Univ Bonn Pawlowski team’s Milky Way Animations reveal that companion satellite galaxies, young globular clusters, star clusters, loose gases, and dusts, are all north-south bipolar geometric properly aligned with the galactic disk of the milky way, beginning about 33,000 light years from the center of the milky way, and reaching out over 1 million light years. The milky way’s disk is about 100,000 light years in diameter, and 1,000 light years thick. 98% of the stars are in the galactic disk where they form inside filaments, with only 2% of known visible stars in the halo. Galaxies are complex geometric shaped fractal plasma structures that form and interact by electromagnetism under many different adverse extreme conditions. Galaxies all have similar properties and characteristic shaped patterns found in type II superconductors, where the magnetic field is not completely excluded, but is constrained in filaments within the material. Filaments are the normal state, and are surrounded by a vortex state. The sun’s heliosphere is an electric current sheet that is a vortex state, and stars form inside galactic spiral arm filaments. The “material” is the interstellar medium ISM, and the magnetically constrained galaxy filaments contain the stars orbiting the “center of the galaxy.” Filaments explain why outer and inner stars all orbit a galaxy center at the same speeds, without requiring phony dark matter and black holes. Laser beams help stabilize plasma laboratory filaments, so laser beams from galaxy centers also stabilize stellar filaments. “Galactic Black Holes: A model for Superconductors”
“Electric Universe: Superconductors“
“Type II superconductors being used today to model galaxies and black holes, could constrain the ISM magnetic field into galactic spiral arm filaments surrounded by the star’s heliosphere bubble vortex current.”
Polarized light of dipoles:
Lyman-alpha blob LAB-1 was discovered to emit polarized light, revealing a dipole surrounds lyman alpha-blobs connecting embedded galaxies together.

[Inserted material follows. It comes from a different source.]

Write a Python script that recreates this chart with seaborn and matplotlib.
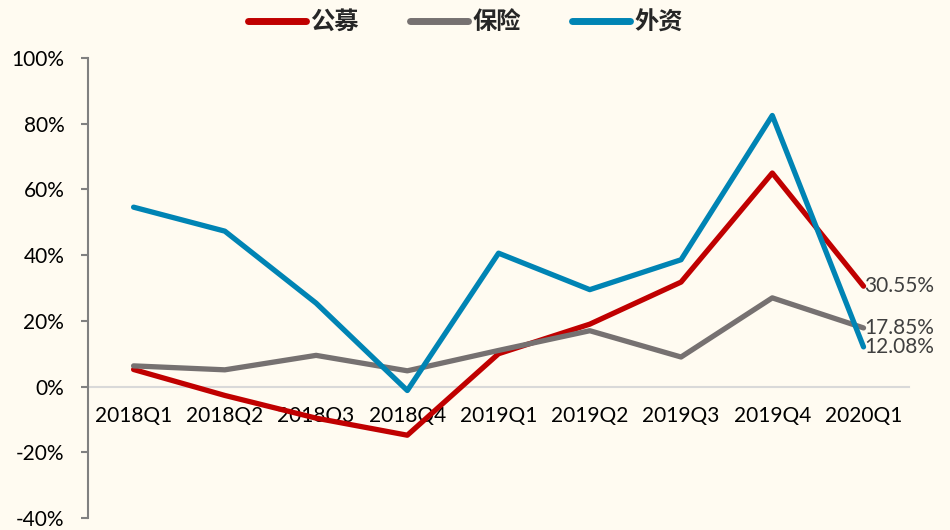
import pandas as pd
import matplotlib
matplotlib.use('Agg')
import matplotlib.pyplot as plt
import seaborn as sns

# Data (percent)
quarters = ['2018Q1', '2018Q2', '2018Q3', '2018Q4', '2019Q1',
            '2019Q2', '2019Q3', '2019Q4', '2020Q1']
series_names = ['公募', '保险', '外资']
gongmu = [5.2, -2.7, -9.6, -14.8, 10.0, 19.0, 31.8, 65.0, 30.55]
baoxian = [6.3, 5.1, 9.5, 4.8, 11.0, 17.0, 9.0, 27.0, 17.85]
waizi = [54.6, 47.3, 25.4, -1.2, 40.6, 29.5, 38.6, 82.5, 12.08]
end_labels = ['30.55%', '17.85%', '12.08%']
colors = ['#C00000', '#767171', '#0084B4']
bg = '#FFFBF1'


def build_frame():
    rows = []
    for name, vals in zip(series_names, [gongmu, baoxian, waizi]):
        for i, v in enumerate(vals):
            rows.append({'pos': i, 'value': v, 'series': name})
    return pd.DataFrame(rows)


def main():
    df = build_frame()
    sns.set_style('white')
    plt.rcParams['font.family'] = ['Lato', 'Noto Sans CJK SC', 'DejaVu Sans']

    fig = plt.figure(figsize=(9.5, 5.3), dpi=100, facecolor=bg)
    ax = fig.add_axes([0.0926, 0.0226, 0.8644, 0.868])
    ax.set_facecolor(bg)

    sns.lineplot(data=df, x='pos', y='value', hue='series',
                 hue_order=series_names, palette=colors,
                 linewidth=3.8, sort=False, ax=ax)

    # end-of-series labels
    for vals, txt in zip([gongmu, baoxian, waizi], end_labels):
        ax.text(len(quarters) - 1 + 0.01, vals[-1], txt, ha='left', va='center',
                fontsize=15, color='#404040')

    ax.set_xlim(-0.5, len(quarters) - 0.5)
    ax.set_ylim(-40, 100)
    ax.set_yticks(range(-40, 101, 20))
    ax.set_yticklabels([f'{t}%' for t in range(-40, 101, 20)])
    ax.set_xticks(range(len(quarters)))
    ax.set_xticklabels(quarters)
    ax.set_xlabel('')
    ax.set_ylabel('')

    for s in ['top', 'right']:
        ax.spines[s].set_visible(False)
    ax.spines['bottom'].set_position(('data', 0))
    ax.spines['bottom'].set_color('#D9D9D9')
    ax.spines['bottom'].set_linewidth(1.5)
    ax.spines['bottom'].set_zorder(0)
    ax.spines['left'].set_color('#808080')
    ax.spines['left'].set_linewidth(1.5)

    ax.tick_params(axis='x', length=0, pad=14, labelsize=15, labelcolor='#000000')
    ax.tick_params(axis='y', length=5, width=1.5, color='#808080', pad=12,
                   labelsize=15, labelcolor='#000000', left=True)

    sns.move_legend(ax, 'center', bbox_to_anchor=(0.49, 0.958),
                    bbox_transform=fig.transFigure, ncol=3, frameon=False,
                    title=None, handlelength=2.4, handletextpad=0.17,
                    columnspacing=2.1,
                    prop={'family': 'Noto Sans CJK SC', 'weight': 'bold', 'size': 17.5})
    for line in ax.get_legend().get_lines():
        line.set_linewidth(5)
        line.set_solid_capstyle('round')

    fig.savefig('out.png', dpi=100, facecolor=bg)
    plt.close(fig)


if __name__ == '__main__':
    main()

Lyman-alpha blobs are some of the largest structures in the universe, composed of ionized hydrogen gas. The light is polarized in a ring around the central region, with no polarization in the center. This effect is impossible to produce if the light simply comes from the gas falling into the blob under gravity, but it is expected to occur when the light originates from embedded galaxies in the central region before being scattered by the blob’s gas. Lyman-alpha blobs up to a few thousand light years in diameter are found where matter is extremely concentrated. Gravity would not hold the galaxies together in the central region of an ionized hydrogen gas cloud. The polarized light that Lyman-alpha blobs emit creates 3D fractal holographic effects in plasma labs and movies. Holographic cosmic structures like galaxy holograms are produced by the polarized light of stars and galaxies embedded inside the lyman-alpha blob’s central region.
The new Fractal Cosmology: Pawlowski team has found strong evidence that a geometric shaped hierarchical pattern of Gases, stars, star clusters, globular clusters, satellite companion galaxies, and our milky way, forms a highly complex organized bipolar structure that is not possible with dark matter theories, nor the big-bang theory. Pawlowski says ” the milky way’s satellite galaxies don’t track a dark matter pattern. Our very understanding (the wrong kind of collaboration for phony dark matter theory) of space-time and matter are now at stake.”
Fine-structure constant cosmic dipole: The milky way’s bipolar disk structure alignment extends farther out, into the Virgo supercluster, that extends into supercluster groups, and hyperclusters found by Shawn Thomas. The universe is fractal both in nature and outer space plasmas. What amounts to a millisecond in plasma labs, is scaled to millions or billions of light years in outer space electromagnetic phenomena.